### Exercise directions
Give back the lines exactly, from the first one to the line with "const toPoints = (xs, ys)", both ends included.

**** Working data ****

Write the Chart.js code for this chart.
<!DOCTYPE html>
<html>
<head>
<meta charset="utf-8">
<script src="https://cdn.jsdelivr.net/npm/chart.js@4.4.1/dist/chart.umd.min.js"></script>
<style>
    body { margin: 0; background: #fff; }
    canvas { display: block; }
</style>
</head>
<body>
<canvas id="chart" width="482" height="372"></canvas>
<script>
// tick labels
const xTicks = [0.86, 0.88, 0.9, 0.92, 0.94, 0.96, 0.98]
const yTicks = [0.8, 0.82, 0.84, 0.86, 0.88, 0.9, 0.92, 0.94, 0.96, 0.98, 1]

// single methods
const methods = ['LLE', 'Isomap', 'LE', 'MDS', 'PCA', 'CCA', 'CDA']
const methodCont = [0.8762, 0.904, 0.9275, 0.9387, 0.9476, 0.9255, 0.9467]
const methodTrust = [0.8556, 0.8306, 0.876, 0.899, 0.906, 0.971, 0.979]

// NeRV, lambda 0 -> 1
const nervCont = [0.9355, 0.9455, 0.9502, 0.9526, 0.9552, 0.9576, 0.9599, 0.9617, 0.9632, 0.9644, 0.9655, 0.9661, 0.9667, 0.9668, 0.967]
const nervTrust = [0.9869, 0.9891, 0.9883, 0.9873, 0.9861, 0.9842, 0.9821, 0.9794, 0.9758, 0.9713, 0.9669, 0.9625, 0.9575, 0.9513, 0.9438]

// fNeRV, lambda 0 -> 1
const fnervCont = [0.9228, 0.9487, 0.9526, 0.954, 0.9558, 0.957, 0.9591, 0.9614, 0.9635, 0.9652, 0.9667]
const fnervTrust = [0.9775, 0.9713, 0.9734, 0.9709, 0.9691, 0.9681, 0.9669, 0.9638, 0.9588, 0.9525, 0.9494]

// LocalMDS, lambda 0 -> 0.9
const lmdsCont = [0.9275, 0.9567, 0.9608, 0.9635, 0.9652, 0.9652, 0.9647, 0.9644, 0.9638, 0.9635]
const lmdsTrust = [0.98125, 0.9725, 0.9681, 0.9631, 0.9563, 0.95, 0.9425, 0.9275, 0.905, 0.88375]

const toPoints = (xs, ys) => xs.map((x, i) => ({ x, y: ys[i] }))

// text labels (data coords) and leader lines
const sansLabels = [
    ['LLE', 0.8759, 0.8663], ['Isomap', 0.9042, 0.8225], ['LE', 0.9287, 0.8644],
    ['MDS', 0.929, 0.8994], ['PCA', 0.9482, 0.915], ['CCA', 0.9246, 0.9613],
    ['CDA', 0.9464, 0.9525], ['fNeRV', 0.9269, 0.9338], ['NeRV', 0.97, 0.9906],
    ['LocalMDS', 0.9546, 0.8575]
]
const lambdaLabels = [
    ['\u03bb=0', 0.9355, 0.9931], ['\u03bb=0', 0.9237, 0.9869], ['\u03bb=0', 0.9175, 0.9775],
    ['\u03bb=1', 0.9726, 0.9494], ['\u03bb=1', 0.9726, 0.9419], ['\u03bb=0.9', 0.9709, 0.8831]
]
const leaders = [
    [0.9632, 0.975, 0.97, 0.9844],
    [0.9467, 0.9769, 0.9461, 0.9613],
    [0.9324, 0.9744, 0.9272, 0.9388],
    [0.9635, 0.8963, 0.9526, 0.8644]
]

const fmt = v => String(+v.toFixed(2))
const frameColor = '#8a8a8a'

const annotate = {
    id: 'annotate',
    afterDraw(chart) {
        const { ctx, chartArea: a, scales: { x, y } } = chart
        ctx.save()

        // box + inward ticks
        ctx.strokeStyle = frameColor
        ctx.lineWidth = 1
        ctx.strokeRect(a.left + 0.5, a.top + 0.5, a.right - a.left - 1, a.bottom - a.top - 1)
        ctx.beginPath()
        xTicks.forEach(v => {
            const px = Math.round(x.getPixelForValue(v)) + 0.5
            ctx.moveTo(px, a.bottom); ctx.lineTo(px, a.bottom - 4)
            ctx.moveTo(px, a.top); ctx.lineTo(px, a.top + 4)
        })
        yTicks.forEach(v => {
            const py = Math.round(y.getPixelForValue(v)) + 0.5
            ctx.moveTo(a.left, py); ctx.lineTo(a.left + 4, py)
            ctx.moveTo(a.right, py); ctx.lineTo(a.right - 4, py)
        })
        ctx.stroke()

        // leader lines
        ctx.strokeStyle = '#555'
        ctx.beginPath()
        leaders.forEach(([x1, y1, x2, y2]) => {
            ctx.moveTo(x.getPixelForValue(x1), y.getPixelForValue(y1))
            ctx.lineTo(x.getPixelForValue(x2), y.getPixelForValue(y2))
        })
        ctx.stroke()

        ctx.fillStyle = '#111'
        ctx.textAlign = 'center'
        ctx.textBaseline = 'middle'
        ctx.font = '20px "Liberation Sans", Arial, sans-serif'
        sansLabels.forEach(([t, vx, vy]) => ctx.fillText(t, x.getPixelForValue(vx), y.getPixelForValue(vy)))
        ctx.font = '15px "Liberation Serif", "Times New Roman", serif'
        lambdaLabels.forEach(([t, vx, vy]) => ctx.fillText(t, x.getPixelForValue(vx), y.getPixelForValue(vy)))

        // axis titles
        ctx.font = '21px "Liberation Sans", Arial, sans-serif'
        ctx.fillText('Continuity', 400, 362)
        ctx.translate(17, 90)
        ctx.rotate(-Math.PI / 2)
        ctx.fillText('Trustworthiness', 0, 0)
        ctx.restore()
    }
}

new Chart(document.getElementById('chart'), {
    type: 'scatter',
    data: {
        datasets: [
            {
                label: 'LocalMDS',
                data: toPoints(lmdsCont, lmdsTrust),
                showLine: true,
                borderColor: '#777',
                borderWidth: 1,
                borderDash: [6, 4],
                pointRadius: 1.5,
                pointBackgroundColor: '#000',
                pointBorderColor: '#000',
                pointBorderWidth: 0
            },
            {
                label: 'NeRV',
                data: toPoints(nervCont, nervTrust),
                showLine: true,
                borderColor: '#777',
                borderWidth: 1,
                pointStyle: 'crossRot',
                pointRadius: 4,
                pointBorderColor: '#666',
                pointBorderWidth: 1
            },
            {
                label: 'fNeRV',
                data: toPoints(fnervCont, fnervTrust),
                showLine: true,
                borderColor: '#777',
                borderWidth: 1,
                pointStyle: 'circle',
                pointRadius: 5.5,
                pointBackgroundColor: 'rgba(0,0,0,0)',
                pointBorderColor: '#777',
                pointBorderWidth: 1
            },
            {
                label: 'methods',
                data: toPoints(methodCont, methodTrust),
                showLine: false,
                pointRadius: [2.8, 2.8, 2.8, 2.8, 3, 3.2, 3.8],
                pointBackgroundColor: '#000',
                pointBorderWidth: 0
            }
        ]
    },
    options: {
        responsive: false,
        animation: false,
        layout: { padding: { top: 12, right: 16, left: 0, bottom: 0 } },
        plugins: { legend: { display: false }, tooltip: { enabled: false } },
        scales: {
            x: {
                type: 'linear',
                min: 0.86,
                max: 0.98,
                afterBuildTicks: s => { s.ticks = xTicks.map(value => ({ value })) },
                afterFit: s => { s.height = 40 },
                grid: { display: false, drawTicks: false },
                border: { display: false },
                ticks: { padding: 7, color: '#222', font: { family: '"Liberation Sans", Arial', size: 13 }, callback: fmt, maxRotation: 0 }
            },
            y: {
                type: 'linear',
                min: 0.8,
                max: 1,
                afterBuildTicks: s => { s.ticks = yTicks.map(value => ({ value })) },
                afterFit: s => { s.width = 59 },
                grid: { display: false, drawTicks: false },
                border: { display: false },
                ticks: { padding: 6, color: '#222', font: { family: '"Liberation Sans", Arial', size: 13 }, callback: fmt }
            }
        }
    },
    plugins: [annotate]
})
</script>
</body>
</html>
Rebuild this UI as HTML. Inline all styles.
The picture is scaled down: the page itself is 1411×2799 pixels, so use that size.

****

### Solution to this problem
Write the Chart.js code for this chart.
<!DOCTYPE html>
<html>
<head>
<meta charset="utf-8">
<script src="https://cdn.jsdelivr.net/npm/chart.js@4.4.1/dist/chart.umd.min.js"></script>
<style>
    body { margin: 0; background: #fff; }
    canvas { display: block; }
</style>
</head>
<body>
<canvas id="chart" width="482" height="372"></canvas>
<script>
// tick labels
const xTicks = [0.86, 0.88, 0.9, 0.92, 0.94, 0.96, 0.98]
const yTicks = [0.8, 0.82, 0.84, 0.86, 0.88, 0.9, 0.92, 0.94, 0.96, 0.98, 1]

// single methods
const methods = ['LLE', 'Isomap', 'LE', 'MDS', 'PCA', 'CCA', 'CDA']
const methodCont = [0.8762, 0.904, 0.9275, 0.9387, 0.9476, 0.9255, 0.9467]
const methodTrust = [0.8556, 0.8306, 0.876, 0.899, 0.906, 0.971, 0.979]

// NeRV, lambda 0 -> 1
const nervCont = [0.9355, 0.9455, 0.9502, 0.9526, 0.9552, 0.9576, 0.9599, 0.9617, 0.9632, 0.9644, 0.9655, 0.9661, 0.9667, 0.9668, 0.967]
const nervTrust = [0.9869, 0.9891, 0.9883, 0.9873, 0.9861, 0.9842, 0.9821, 0.9794, 0.9758, 0.9713, 0.9669, 0.9625, 0.9575, 0.9513, 0.9438]

// fNeRV, lambda 0 -> 1
const fnervCont = [0.9228, 0.9487, 0.9526, 0.954, 0.9558, 0.957, 0.9591, 0.9614, 0.9635, 0.9652, 0.9667]
const fnervTrust = [0.9775, 0.9713, 0.9734, 0.9709, 0.9691, 0.9681, 0.9669, 0.9638, 0.9588, 0.9525, 0.9494]

// LocalMDS, lambda 0 -> 0.9
const lmdsCont = [0.9275, 0.9567, 0.9608, 0.9635, 0.9652, 0.9652, 0.9647, 0.9644, 0.9638, 0.9635]
const lmdsTrust = [0.98125, 0.9725, 0.9681, 0.9631, 0.9563, 0.95, 0.9425, 0.9275, 0.905, 0.88375]

const toPoints = (xs, ys) => xs.map((x, i) => ({ x, y: ys[i] }))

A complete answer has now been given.